Dr Andrzej Kacperek, head of the cyclotron centre, is a strong advocate of proton therapy and the CCO, with others, is actively campaigning for the establishment of specialist centres in the UK where proton therapy can be offered to treat tumours in children and brain tumours.
Proton therapy is expensive; machinery costs up to 77 million euros, but Dr Kacperek argues the benefits to patients are now clear and cost effective to a health system.
Proton therapy, which uses heavy nuclear particles, is a sophisticated form of radiotherapy that can administer an effective beam of radiation onto a tumour, with the accuracy of a fraction of a millimetre in the case of eye tumours. Due to their relatively large mass, protons do not scatter, with the beam conforming to the tumour shape. This leaves other surrounding tissue unaffected and unharmed – unlike conventional radiotherapy - and leads to minimal side effects, which is what makes it suitable for brain tumours or for paediatric tumour treatments.
‘With proton therapy we can minimise the dose to the critical tissue so we do not damage otherwise healthy tissue and vital organs,’ Dr Kacperek explained. ‘Because children are so small, there is the increased risk that healthy tissue could be affected by conventional treatment, whereas proton therapy reaches only the tumour site and little else. Patients tend to live longer and get their treatment at a younger age but more significantly, with proton therapy there is less chance of secondary tumour induction.’
The potential of proton therapy was first realised in the 1950s, he pointed out, but did not develop until the 70s, primarily and crucially due to the ability to precisely identify the tumour site with 3-D imaging and direct the proton therapy beam to it. That precise identification has only been available with the advent of 3-D CT scanners.
Proton therapy has a high success rate. With eye tumour treatment at Clatterbridge, Dr Kacperek said there is a 98% chance that the eye will remain tumour free after five years depending on tumour size.
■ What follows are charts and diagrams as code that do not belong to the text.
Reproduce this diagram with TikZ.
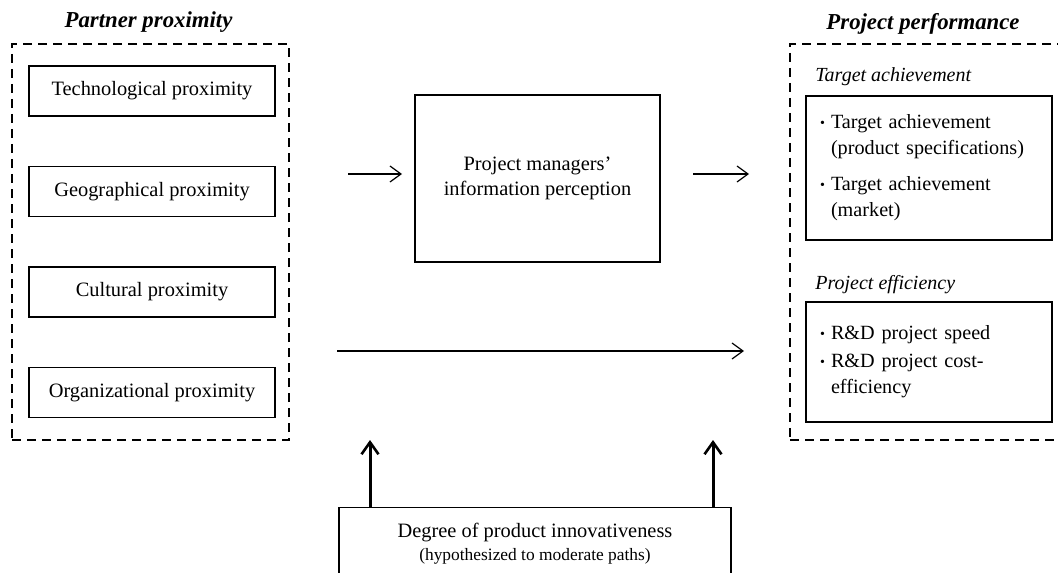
\documentclass[tikz,border=0pt]{standalone}
\usepackage{fontspec}
\setmainfont{Liberation Serif}
\usetikzlibrary{arrows.meta,calc}
\newcommand\mybul{\makebox[5.5pt][l]{\raisebox{0.6pt}{\fontsize{7}{7}\selectfont\textbullet}}}
\tikzset{
 box/.style={draw, line width=0.7pt, inner sep=0pt, align=center, font=\fontsize{10.2}{12.5}\selectfont},
 listbox/.style={draw, line width=0.7pt, inner xsep=7pt, inner ysep=0pt, align=left, text width=109pt, font=\fontsize{10.1}{13}\selectfont},
 grp/.style={draw, line width=0.7pt, dash pattern=on 4.5pt off 3pt, inner sep=0pt},
 ttl/.style={font=\fontsize{11.4}{13}\selectfont\bfseries\itshape},
 sub/.style={font=\fontsize{10}{12}\selectfont\itshape, anchor=west, inner sep=0pt},
 arr/.style={line width=0.6pt, -{Straight Barb[length=5.5pt,width=8pt,line width=0.6pt]}},
 uparr/.style={line width=1.5pt, -{Straight Barb[length=6pt,width=8.5pt,line width=1.3pt]}},
}
\begin{document}
\begin{tikzpicture}[x=0.5pt,y=-0.5pt]
\useasboundingbox (0,0) rectangle (1058,572);
\clip (0,0) rectangle (1058,572);

% left group
\node[grp, minimum width=138.5pt, minimum height=198pt] (pp) at (150.5,242) {};
\node[ttl] (ppt) at (148.5,22) {Partner proximity};
\node[box, minimum width=123pt, minimum height=25pt] (tech) at (152,91) {Technological proximity};
\node[box, minimum width=123pt, minimum height=25pt] (geo) at (152,191.5) {Geographical proximity};
\node[box, minimum width=123pt, minimum height=25pt] (cult) at (152,292) {Cultural proximity};
\node[box, minimum width=123pt, minimum height=25pt] (org) at (152,392.5) {Organizational proximity};

% centre
\node[box, minimum width=122.5pt, minimum height=83.5pt] (pm) at (537.5,178.5) {Project managers’\\information perception};

% right group
\node[grp, minimum width=150pt, minimum height=198pt] (perf) at (940,242) {};
\node[ttl] (perft) at (923,24) {Project performance};
\node[sub] (tal) at (815,77) {Target achievement};
\node[listbox, minimum width=123pt, minimum height=72pt] (ta) at (929,168)
 {\mybul Target achievement\\
  \hspace*{5.5pt}(product specifications)\\[5pt]
  \mybul Target achievement\\
  \hspace*{5.5pt}(market)};
\node[sub] (pel) at (815,285) {Project efficiency};
\node[listbox, minimum width=123pt, minimum height=60pt] (pe) at (929,362)
 {\mybul R\&D project speed\\[1pt]
  \mybul R\&D project cost-\\
  \hspace*{5.5pt}efficiency};

% bottom
\node[draw, line width=0.7pt, minimum width=196pt, minimum height=60pt, anchor=north, inner sep=0pt] (dpi) at (535,507) {};
\node[align=center, font=\fontsize{10.2}{11.5}\selectfont] (dpit) at (535,544)
 {Degree of product innovativeness\\{\fontsize{8.7}{11.5}\selectfont (hypothesized to moderate paths)}};

% arrows
\coordinate (a1s) at (348,174); \coordinate (a1e) at (402,174);
\coordinate (a2s) at (693,174); \coordinate (a2e) at (749,174);
\coordinate (a3s) at (337,351); \coordinate (a3e) at (744,351);
\coordinate (u1e) at (370,440); \coordinate (u2e) at (713,440);
\draw[arr] (a1s) -- (a1e);
\draw[arr] (a2s) -- (a2e);
\draw[arr] (a3s) -- (a3e);
\draw[uparr] (u1e |- dpi.north) -- (u1e);
\draw[uparr] (u2e |- dpi.north) -- (u2e);
\end{tikzpicture}
\end{document}
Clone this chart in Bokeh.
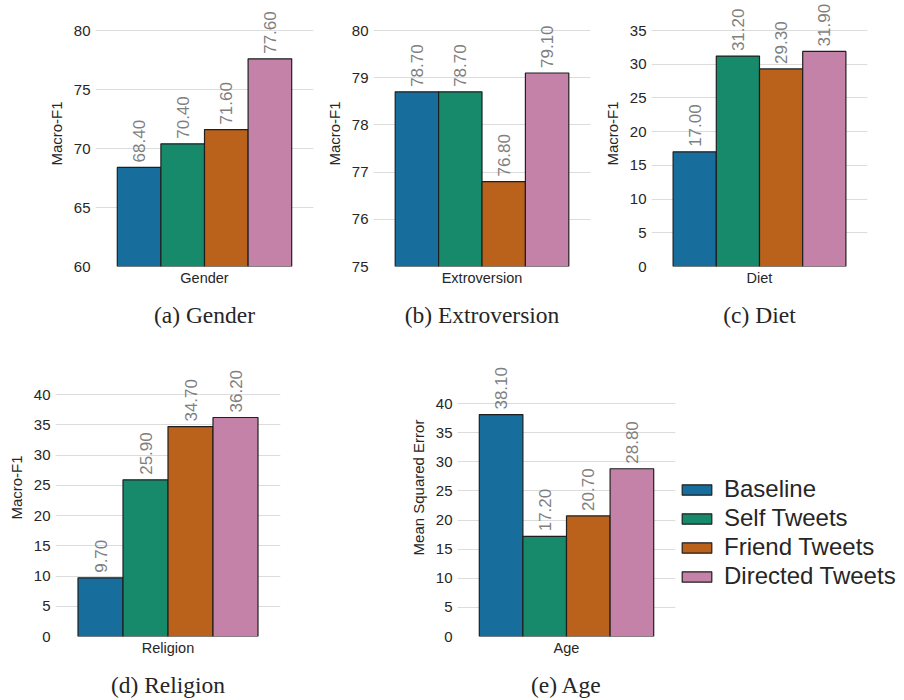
import math
from bokeh.plotting import figure
from bokeh.models import (ColumnDataSource, FactorRange, Range1d, FixedTicker,
                          Legend, LegendItem)
from bokeh.layouts import column, row
from bokeh.transform import dodge
from bokeh.embed import file_html
from bokeh.resources import INLINE

# ---------------- data ----------------
categories = ["Gender", "Extroversion", "Diet", "Religion", "Age"]
captions = ["(a) Gender", "(b) Extroversion", "(c) Diet", "(d) Religion", "(e) Age"]
y_labels = ["Macro-F1", "Macro-F1", "Macro-F1", "Macro-F1", "Mean Squared Error"]
series_names = ["Baseline", "Self Tweets", "Friend Tweets", "Directed Tweets"]
baseline = [68.4, 78.7, 17.0, 9.7, 38.1]
self_tweets = [70.4, 78.7, 31.2, 25.9, 17.2]
friend_tweets = [71.6, 76.8, 29.3, 34.7, 20.7]
directed_tweets = [77.6, 79.1, 31.9, 36.2, 28.8]
y_ticks = [
    [60, 65, 70, 75, 80],
    [75, 76, 77, 78, 79, 80],
    [0, 5, 10, 15, 20, 25, 30, 35],
    [0, 5, 10, 15, 20, 25, 30, 35, 40],
    [0, 5, 10, 15, 20, 25, 30, 35, 40],
]

# ---------------- style ----------------
COLORS = ["#176d9c", "#168a6a", "#ba611b", "#c482a8"]
EDGE = "#1f1f1f"
TEXT = "#262626"
GRID = "#dcdcdc"
SANS = "Liberation Sans"
SERIF = "Liberation Serif"

# width, height, left, right, bottom, gap from frame top to top tick
specs = [
    (322, 338, 95, 9, 72, 30),
    (278, 338, 50, 10, 72, 30),
    (304, 338, 48, 37, 72, 30),
    (300, 362, 55, 20, 64, 56),
    (378, 362, 157, 3, 64, 65),
]


def style_axes(p):
    for ax in (p.xaxis[0], p.yaxis[0]):
        ax.axis_line_color = None
        ax.major_tick_line_color = None
        ax.minor_tick_line_color = None
        ax.major_tick_out = 0
        ax.major_tick_in = 0
        ax.minor_tick_out = 0
        ax.minor_tick_in = 0
        ax.major_label_text_color = TEXT
        ax.major_label_text_font = SANS
        ax.axis_label_text_color = TEXT
        ax.axis_label_text_font_style = "normal"


def make_panel(i):
    W, H, L, R, B, gap = specs[i]
    cat = categories[i]
    vals = [baseline[i], self_tweets[i], friend_tweets[i], directed_tweets[i]]
    ticks = y_ticks[i]
    vb, vt = ticks[0], ticks[-1]
    fh = H - B
    s = (fh - gap) / (vt - vb)
    end = vt + gap / s
    p = figure(x_range=FactorRange(factors=[cat], range_padding=0),
               y_range=Range1d(vb, end), width=W, height=H,
               output_backend="svg", toolbar_location=None,
               min_border_left=L, min_border_right=R, min_border_bottom=B,
               min_border_top=0)
    data = {"cat": [cat]}
    for k in range(4):
        data[f"v{k}"] = [vals[k]]
        data[f"t{k}"] = [f"{vals[k]:.2f}"]
    src = ColumnDataSource(data)
    for k in range(4):
        off = (k - 1.5) * 0.2
        p.vbar(x=dodge("cat", off, range=p.x_range), top=f"v{k}", bottom=vb,
               width=0.2, source=src, fill_color=COLORS[k],
               line_color=EDGE, line_width=1.2)
    for k in range(4):
        off = (k - 1.5) * 0.2
        p.text(x=dodge("cat", off, range=p.x_range), y=f"v{k}", text=f"t{k}",
               source=src, angle=math.pi / 2, text_align="left",
               text_baseline="middle", y_offset=-5, text_color="#7f7f7f",
               text_font_size="17px", text_font={"value": SANS})
    p.outline_line_color = None
    p.xgrid.grid_line_color = None
    p.ygrid.grid_line_color = GRID
    p.ygrid.grid_line_width = 1.2
    p.yaxis.ticker = FixedTicker(ticks=ticks)
    style_axes(p)
    p.yaxis.major_label_text_font_size = "15px"
    p.yaxis.major_label_standoff = 5
    p.yaxis.axis_label = y_labels[i]
    p.yaxis.axis_label_text_font = SANS
    p.yaxis.axis_label_text_font_size = "15px"
    p.yaxis.axis_label_standoff = 6
    p.xaxis.major_label_text_font_size = "14.5px"
    p.xaxis.major_label_standoff = 3
    p.xaxis.axis_label = captions[i]
    p.xaxis.axis_label_text_font = SERIF
    p.xaxis.axis_label_text_font_size = "23.5px"
    p.xaxis.axis_label_standoff = 13
    return p, src


panels = [make_panel(i) for i in range(5)]
src_e = panels[4][1]

# legend panel: hidden copies of the Age bars carry the legend entries
pl = figure(width=226, height=362, output_backend="svg", toolbar_location=None,
            x_range=FactorRange(factors=[categories[4]], range_padding=0),
            y_range=Range1d(0, 1),
            min_border_left=0, min_border_right=0, min_border_top=0,
            min_border_bottom=0)
pl.axis.visible = False
pl.grid.visible = False
pl.outline_line_color = None
items = []
for k in range(4):
    r = pl.vbar(x="cat", top=f"v{k}", width=0.2, source=src_e,
                fill_color=COLORS[k], line_color=EDGE, line_width=1.2,
                visible=False)
    items.append(LegendItem(label=series_names[k], renderers=[r]))
legend = Legend(items=items, location=(0, 46), orientation="vertical",
                label_text_font=SANS, label_text_font_size="24px",
                label_text_color=TEXT, glyph_width=37, glyph_height=13,
                label_standoff=9, spacing=1, padding=0, margin=0,
                border_line_color=None, background_fill_alpha=0,
                inactive_fill_alpha=0)
pl.add_layout(legend, "center")

layout = column(row(panels[0][0], panels[1][0], panels[2][0]),
                row(panels[3][0], panels[4][0], pl))

open("out.html", "w").write(file_html(layout, INLINE))
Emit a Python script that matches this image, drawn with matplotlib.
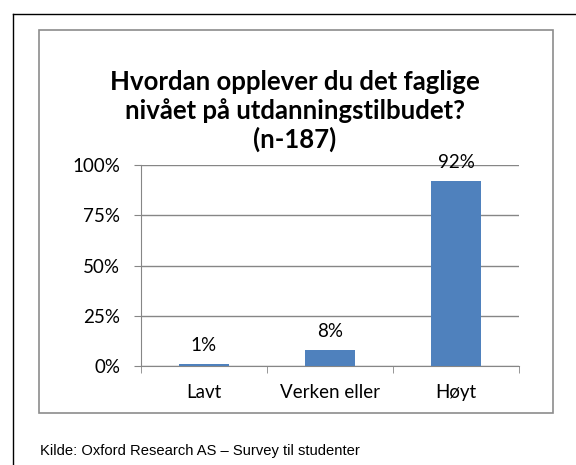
import matplotlib
matplotlib.use("Agg")
import matplotlib.pyplot as plt
from matplotlib.patches import Rectangle
from matplotlib.lines import Line2D
from matplotlib.ticker import FixedLocator

categories = ["Lavt", "Verken eller", "Høyt"]
values = [1, 8, 92]
yticks = [0, 25, 50, 75, 100]
title = "Hvordan opplever du det faglige\nnivået på utdanningstilbudet?\n(n-187)"
source = "Kilde: Oxford Research AS \u2013 Survey til studenter"

W, H = 576, 465
BAR, GRID, INK = "#4F81BD", "#868686", "#000000"
plt.rcParams["font.family"] = ["Lato", "DejaVu Sans"]

fig = plt.figure(figsize=(W / 100, H / 100), dpi=100)


def fx(x):
    return x / W


def fy(y):
    return 1 - y / H


# outer black frame (left + top only visible) and inner grey chart box
fig.add_artist(Line2D([fx(12.5), fx(12.5)], [fy(14), fy(H + 5)], color="black", lw=1))
fig.add_artist(Line2D([fx(12.5), fx(W + 5)], [fy(14), fy(14)], color="black", lw=1))
fig.add_artist(Rectangle((fx(38.5), fy(413)), fx(553 - 38.5), (413 - 30) / H,
                         fill=False, edgecolor="#8c8c8c", lw=1.2))

ax = fig.add_axes([fx(141), fy(366), fx(519 - 141), (366 - 165) / H])
x = range(len(categories))
ax.bar(x, values, width=0.4, color=BAR, zorder=3)
for xi, v in zip(x, values):
    ax.annotate(f"{v}%", (xi, v), xytext=(0, 7), textcoords="offset points",
                ha="center", va="bottom", fontsize=13.5, color=INK)

ax.set_xlim(-0.5, 2.5)
ax.set_ylim(0, 100)
ax.set_yticks(yticks)
ax.set_yticklabels([f"{t}%" for t in yticks])
ax.set_xticks(list(x))
ax.set_xticklabels(categories)
ax.xaxis.set_minor_locator(FixedLocator([-0.5, 0.5, 1.5, 2.5]))
ax.tick_params(axis="x", which="major", length=0, pad=13, labelsize=13.5, colors=INK)
ax.tick_params(axis="x", which="minor", length=5, color=GRID, direction="out")
ax.tick_params(axis="y", length=5, color=GRID, pad=10, labelsize=13.5, labelcolor=INK)
ax.grid(axis="y", color=GRID, lw=1, zorder=0)
for s in ["top", "right"]:
    ax.spines[s].set_visible(False)
for s in ["left", "bottom"]:
    ax.spines[s].set_color(GRID)
ax.set_axisbelow(True)

fig.text(fx(295), fy(111), title, ha="center", va="center", fontsize=18.5,
         fontweight="bold", color=INK, linespacing=1.2)
fig.text(fx(40), fy(451), source, ha="left", va="center", fontsize=10.6,
         family=["Liberation Sans", "DejaVu Sans"], color=INK)

fig.savefig("out.png", dpi=100)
While Clatterbridge offers proton therapy for eye tumours in the UK, children or patients with brain tumours have to travel to the USA or France for treatment.
Dr Kacperek believes proton therapy is not more widely available in the UK due to the cost of the cyclotron equipment necessary to facilitate the treatment (though US scientists are currently developing smaller and cheaper accelerator systems), and a lack of consensus between UK oncologists over whether proton therapy is needed. In this country, the Department of Health (DoH) has formed an expert advisory group to establish a framework for development for proton therapy services. In the meantime, it will make funds available for a number of cancer patients to be referred overseas for high energy proton treatment.
Eventually, Dr Kacperek would expect to see two proton therapy centres established in the UK to meet the demand. He believes that, despite the cost, such centres would benefit the NHS and patients, offsetting the cost of treating patients who sustain side effects from conventional radiotherapy treatments. ‘These centres would also mean parents not having to take their children abroad for treatment, with that expense plus the upheaval and trauma of having to go overseas for several weeks. It would also increase the knowledge and skill base of clinicians and clinical scientists in the UK.’
Clatterbridge, the world’s first to have hospital-based proton therapy, is about to mark its 20th anniversary of offering proton therapy treatment for eye tumours. With the establishment of the DoH advisory panel, Dr Kacperek is now more hopeful of progress in the development of UK proton therapy services than he has been over the last two decades.